Here’s an excerpt from Elliott Management’s 2013 Shareholder Letter in which Paul Singer provided some great advice on investing during turbulent times saying:
We should all be humble enough to realize that once every 20 or 30 or 40 years, values go to real extremes. Any investment program must take into account the impossibility of knowing when and to what extent such extremes might occur.
At such times, managers must determine which positions are worthy of holding. It takes a subtle combination of humility, good research, steadiness, fortitude and willingness to bail if the thesis is just wrong. Those who suddenly adopted a risk-management process only in the dark and frightening days of November and early December of 2008 paid dearly for their over-confidence, casualness or (in the case of many executives of the world’s largest financial institutions) complete stupdity.
During calm times, money managers and businesspeople alike can get away with blindered approaches to their tasks, ignoring what might happen and proceeding blissfully unaware the status quo is not the inevitable and everlasting way of the world.

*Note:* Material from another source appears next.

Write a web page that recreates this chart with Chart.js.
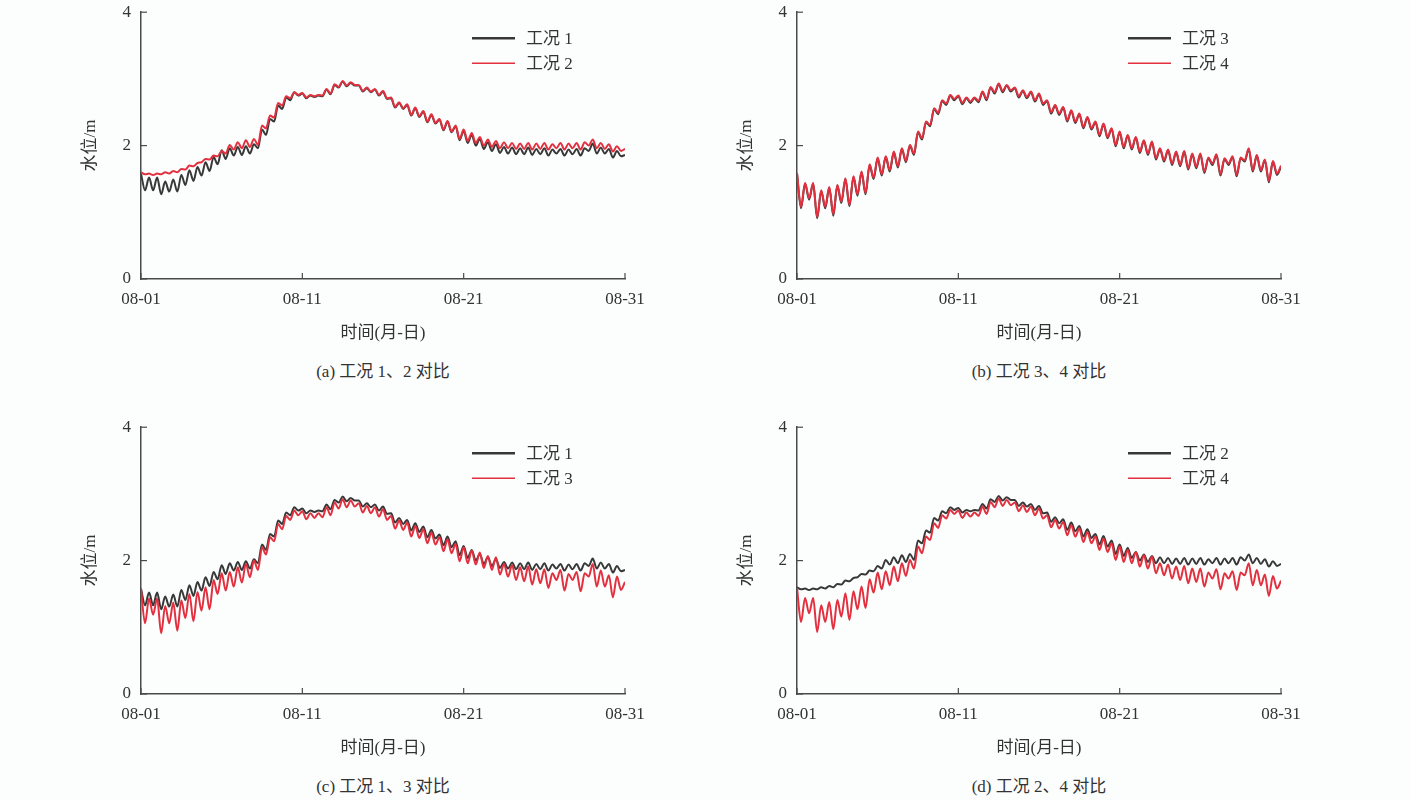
<!DOCTYPE html>
<html>
<head>
<meta charset="utf-8">
<script src="https://cdn.jsdelivr.net/npm/chart.js@4.4.1/dist/chart.umd.min.js"></script>
<style>
  body { margin: 0; background: #fcfdfd; }
  #page { position: relative; width: 1410px; height: 800px; overflow: hidden; }
  .panel { position: absolute; }
  .caption {
    position: absolute; width: 484px; text-align: center;
    font: 17px 'Liberation Serif', 'Noto Sans CJK SC', serif; color: #333;
  }
</style>
</head>
<body>
<div id="page"></div>
<script>
// Data: water level (m), sampled every 6 hours from 08-01 to 08-31
const sampleStep = 0.25; // days
const tickDays = [0, 10, 20, 30];
const tickLabels = ['08-01', '08-11', '08-21', '08-31'];
const yTicks = [0, 2, 4];

const caseOne = [
  1.58, 1.33, 1.52, 1.33, 1.52, 1.27, 1.46, 1.31, 1.49, 1.31,
  1.56, 1.41, 1.63, 1.47, 1.68, 1.55, 1.75, 1.62, 1.83, 1.72,
  1.93, 1.80, 1.96, 1.85, 1.98, 1.86, 1.99, 1.88, 2.02, 1.96,
  2.24, 2.16, 2.40, 2.36, 2.60, 2.55, 2.72, 2.68, 2.80, 2.75,
  2.78, 2.71, 2.75, 2.73, 2.75, 2.74, 2.84, 2.77, 2.91, 2.87,
  2.96, 2.89, 2.94, 2.90, 2.90, 2.81, 2.86, 2.80, 2.84, 2.75,
  2.81, 2.70, 2.71, 2.57, 2.64, 2.55, 2.61, 2.45, 2.56, 2.43,
  2.51, 2.35, 2.46, 2.33, 2.39, 2.23, 2.36, 2.20, 2.29, 2.08,
  2.22, 2.04, 2.16, 2.00, 2.10, 1.95, 2.05, 1.92, 2.02, 1.89,
  1.98, 1.88, 1.97, 1.87, 1.96, 1.87, 1.97, 1.86, 1.95, 1.87,
  1.96, 1.85, 1.94, 1.88, 1.95, 1.85, 1.94, 1.87, 1.95, 1.85,
  1.96, 1.92, 2.03, 1.88, 1.97, 1.88, 1.95, 1.82, 1.92, 1.84,
  1.86
];
const caseTwo = [
  1.60, 1.57, 1.58, 1.56, 1.58, 1.57, 1.60, 1.58, 1.62, 1.60,
  1.65, 1.64, 1.70, 1.69, 1.74, 1.75, 1.80, 1.79, 1.85, 1.84,
  1.92, 1.88, 2.01, 1.94, 2.05, 1.96, 2.08, 1.98, 2.10, 2.01,
  2.30, 2.26, 2.45, 2.42, 2.64, 2.60, 2.74, 2.71, 2.80, 2.76,
  2.79, 2.72, 2.76, 2.74, 2.76, 2.75, 2.85, 2.78, 2.92, 2.88,
  2.97, 2.90, 2.95, 2.91, 2.91, 2.82, 2.87, 2.81, 2.85, 2.76,
  2.82, 2.71, 2.72, 2.58, 2.65, 2.56, 2.62, 2.46, 2.57, 2.44,
  2.52, 2.36, 2.47, 2.34, 2.40, 2.24, 2.37, 2.21, 2.30, 2.10,
  2.24, 2.07, 2.19, 2.04, 2.13, 2.00, 2.09, 1.98, 2.07, 1.96,
  2.05, 1.96, 2.04, 1.95, 2.03, 1.95, 2.04, 1.94, 2.03, 1.95,
  2.04, 1.94, 2.02, 1.96, 2.04, 1.94, 2.03, 1.96, 2.04, 1.94,
  2.05, 2.00, 2.09, 1.96, 2.04, 1.95, 2.02, 1.91, 1.99, 1.92,
  1.95
];
const caseThree = [
  1.58, 1.06, 1.43, 1.19, 1.43, 0.91, 1.32, 1.06, 1.37, 0.95,
  1.40, 1.14, 1.50, 1.09, 1.53, 1.25, 1.60, 1.27, 1.71, 1.50,
  1.81, 1.55, 1.83, 1.61, 1.90, 1.67, 1.95, 1.75, 2.00, 1.86,
  2.20, 2.09, 2.35, 2.29, 2.55, 2.47, 2.67, 2.61, 2.75, 2.68,
  2.74, 2.62, 2.71, 2.64, 2.71, 2.65, 2.80, 2.68, 2.87, 2.78,
  2.92, 2.80, 2.90, 2.81, 2.86, 2.72, 2.82, 2.71, 2.80, 2.66,
  2.77, 2.61, 2.67, 2.48, 2.60, 2.46, 2.57, 2.36, 2.52, 2.34,
  2.47, 2.26, 2.42, 2.24, 2.35, 2.14, 2.32, 2.11, 2.25, 1.99,
  2.20, 1.96, 2.15, 1.94, 2.12, 1.89, 2.07, 1.86, 2.05, 1.79,
  1.95, 1.76, 1.93, 1.71, 1.90, 1.69, 1.91, 1.64, 1.87, 1.66,
  1.87, 1.59, 1.81, 1.71, 1.86, 1.55, 1.80, 1.71, 1.83, 1.54,
  1.81, 1.76, 1.95, 1.61, 1.85, 1.61, 1.78, 1.45, 1.76, 1.56,
  1.68
];
const caseFour = [
  1.59, 1.08, 1.44, 1.21, 1.44, 0.93, 1.33, 1.08, 1.38, 0.97,
  1.41, 1.16, 1.51, 1.11, 1.54, 1.27, 1.61, 1.29, 1.72, 1.52,
  1.82, 1.57, 1.84, 1.63, 1.91, 1.69, 1.96, 1.77, 2.01, 1.88,
  2.21, 2.11, 2.36, 2.31, 2.56, 2.49, 2.68, 2.63, 2.76, 2.70,
  2.75, 2.64, 2.72, 2.66, 2.72, 2.67, 2.81, 2.70, 2.88, 2.80,
  2.93, 2.82, 2.91, 2.83, 2.87, 2.74, 2.83, 2.73, 2.81, 2.68,
  2.78, 2.63, 2.68, 2.50, 2.61, 2.48, 2.58, 2.38, 2.53, 2.36,
  2.48, 2.28, 2.43, 2.26, 2.36, 2.16, 2.33, 2.13, 2.26, 2.01,
  2.21, 1.98, 2.16, 1.96, 2.13, 1.91, 2.08, 1.88, 2.06, 1.81,
  1.96, 1.78, 1.94, 1.73, 1.91, 1.71, 1.92, 1.66, 1.88, 1.68,
  1.88, 1.61, 1.82, 1.73, 1.87, 1.57, 1.81, 1.73, 1.84, 1.56,
  1.82, 1.78, 1.96, 1.63, 1.86, 1.63, 1.79, 1.47, 1.77, 1.58,
  1.70
];

const caseNames = ['工况 1', '工况 2', '工况 3', '工况 4'];
const caseSeries = [caseOne, caseTwo, caseThree, caseFour];

// Panels: which two cases are compared, and the caption under each
const panelPairs = [[0, 1], [2, 3], [0, 2], [1, 3]];
const panelCaptions = ['(a) 工况 1、2 对比', '(b) 工况 3、4 对比', '(c) 工况 1、3 对比', '(d) 工况 2、4 对比'];
const panelLeft = [40, 696, 40, 696];
const panelTop = [0, 0, 415, 415];

const times = caseOne.map((v, i) => i * sampleStep);
const lineColors = ['#383838', '#e2303f'];
const fontFamily = "'Liberation Serif', 'Noto Sans CJK SC', serif";
const axisColor = '#4a4a4a';

// inward tick marks
const innerTicks = {
    id: 'innerTicks',
    afterDraw(chart) {
        const ctx = chart.ctx;
        const area = chart.chartArea;
        ctx.save();
        ctx.strokeStyle = axisColor;
        ctx.lineWidth = 1.2;
        chart.scales.x.ticks.forEach((t, i) => {
            const px = chart.scales.x.getPixelForTick(i);
            ctx.beginPath();
            ctx.moveTo(px, area.bottom);
            ctx.lineTo(px, area.bottom - 6);
            ctx.stroke();
        });
        chart.scales.y.ticks.forEach((t, i) => {
            const py = chart.scales.y.getPixelForTick(i);
            ctx.beginPath();
            ctx.moveTo(area.left, py);
            ctx.lineTo(area.left + 6, py);
            ctx.stroke();
        });
        ctx.restore();
    }
};

// legend inside the plot, top right
const insideLegend = {
    id: 'insideLegend',
    afterDraw(chart) {
        const ctx = chart.ctx;
        const area = chart.chartArea;
        ctx.save();
        ctx.font = '17px ' + fontFamily;
        ctx.textBaseline = 'middle';
        chart.data.datasets.forEach((ds, i) => {
            const y = area.top + 26 + i * 25;
            ctx.strokeStyle = ds.borderColor;
            ctx.lineWidth = i === 0 ? 2.4 : 1.4;
            ctx.beginPath();
            ctx.moveTo(area.right - 153, y);
            ctx.lineTo(area.right - 110, y);
            ctx.stroke();
            ctx.fillStyle = '#333';
            ctx.fillText(ds.label, area.right - 99, y + 1);
        });
        ctx.restore();
    }
};

const page = document.getElementById('page');
const canvasShift = 8; // chart area sits 20px below canvas top, plot top must be at 12

panelPairs.forEach((pair, p) => {
    const box = document.createElement('div');
    box.className = 'panel';
    box.style.left = panelLeft[p] + 'px';
    box.style.top = (panelTop[p] - canvasShift) + 'px';
    const canvas = document.createElement('canvas');
    canvas.width = 620;
    canvas.height = 350 + canvasShift;
    box.appendChild(canvas);
    page.appendChild(box);

    const cap = document.createElement('div');
    cap.className = 'caption';
    cap.textContent = panelCaptions[p];
    cap.style.left = (panelLeft[p] + 101) + 'px';
    cap.style.top = (panelTop[p] + 357) + 'px';
    page.appendChild(cap);

    new Chart(canvas.getContext('2d'), {
        type: 'line',
        data: {
            labels: times,
            datasets: pair.map((c, k) => ({
                label: caseNames[c],
                data: caseSeries[c],
                borderColor: lineColors[k],
                borderWidth: 2,
                pointRadius: 0,
                order: 1 - k, // red drawn on top
                cubicInterpolationMode: 'monotone',
                fill: false
            }))
        },
        options: {
            responsive: false,
            animation: false,
            devicePixelRatio: 1,
            layout: { padding: { top: 0, right: 35, bottom: 1, left: 0 } },
            plugins: {
                legend: { display: false },
                tooltip: { enabled: false }
            },
            scales: {
                x: {
                    type: 'linear',
                    min: 0,
                    max: 30,
                    afterBuildTicks: (scale) => {
                        scale.ticks = tickDays.map(v => ({ value: v }));
                    },
                    afterFit: (scale) => { scale.height = 70; },
                    grid: { display: false, drawTicks: false },
                    border: { display: true, color: axisColor, width: 1.5 },
                    ticks: {
                        padding: 10,
                        maxRotation: 0,
                        color: '#333',
                        font: { family: fontFamily, size: 17 },
                        callback: (v) => tickLabels[tickDays.indexOf(v)]
                    },
                    title: {
                        display: true,
                        text: '时间(月-日)',
                        color: '#333',
                        font: { family: fontFamily, size: 17 },
                        padding: { top: 0, bottom: 5 }
                    }
                },
                y: {
                    min: 0,
                    max: 4,
                    afterBuildTicks: (scale) => {
                        scale.ticks = yTicks.map(v => ({ value: v }));
                    },
                    afterFit: (scale) => { scale.width = 101; },
                    grid: { display: false, drawTicks: false },
                    border: { display: true, color: axisColor, width: 1.5 },
                    ticks: {
                        padding: 10,
                        color: '#333',
                        font: { family: fontFamily, size: 17 }
                    },
                    title: {
                        display: true,
                        text: '水位/m',
                        color: '#333',
                        font: { family: fontFamily, size: 17 },
                        padding: { top: 40, bottom: 0 }
                    }
                }
            }
        },
        plugins: [innerTicks, insideLegend]
    });
});
</script>
</body>
</html>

Preserving private capital for long periods of time is the exception, not the rule, in history. But during turbulent periods, in which the basic terms and conditions of private capital – and life in general – are subject to abrupt and unpredictably wrenching adjustments, it becomes really challenging to try and figure out what might happen that is both unforseen and harmful.
The lack of a coherent hedging approach can impair capital, credibility and the decision making of portfolio managers at the worst possible time.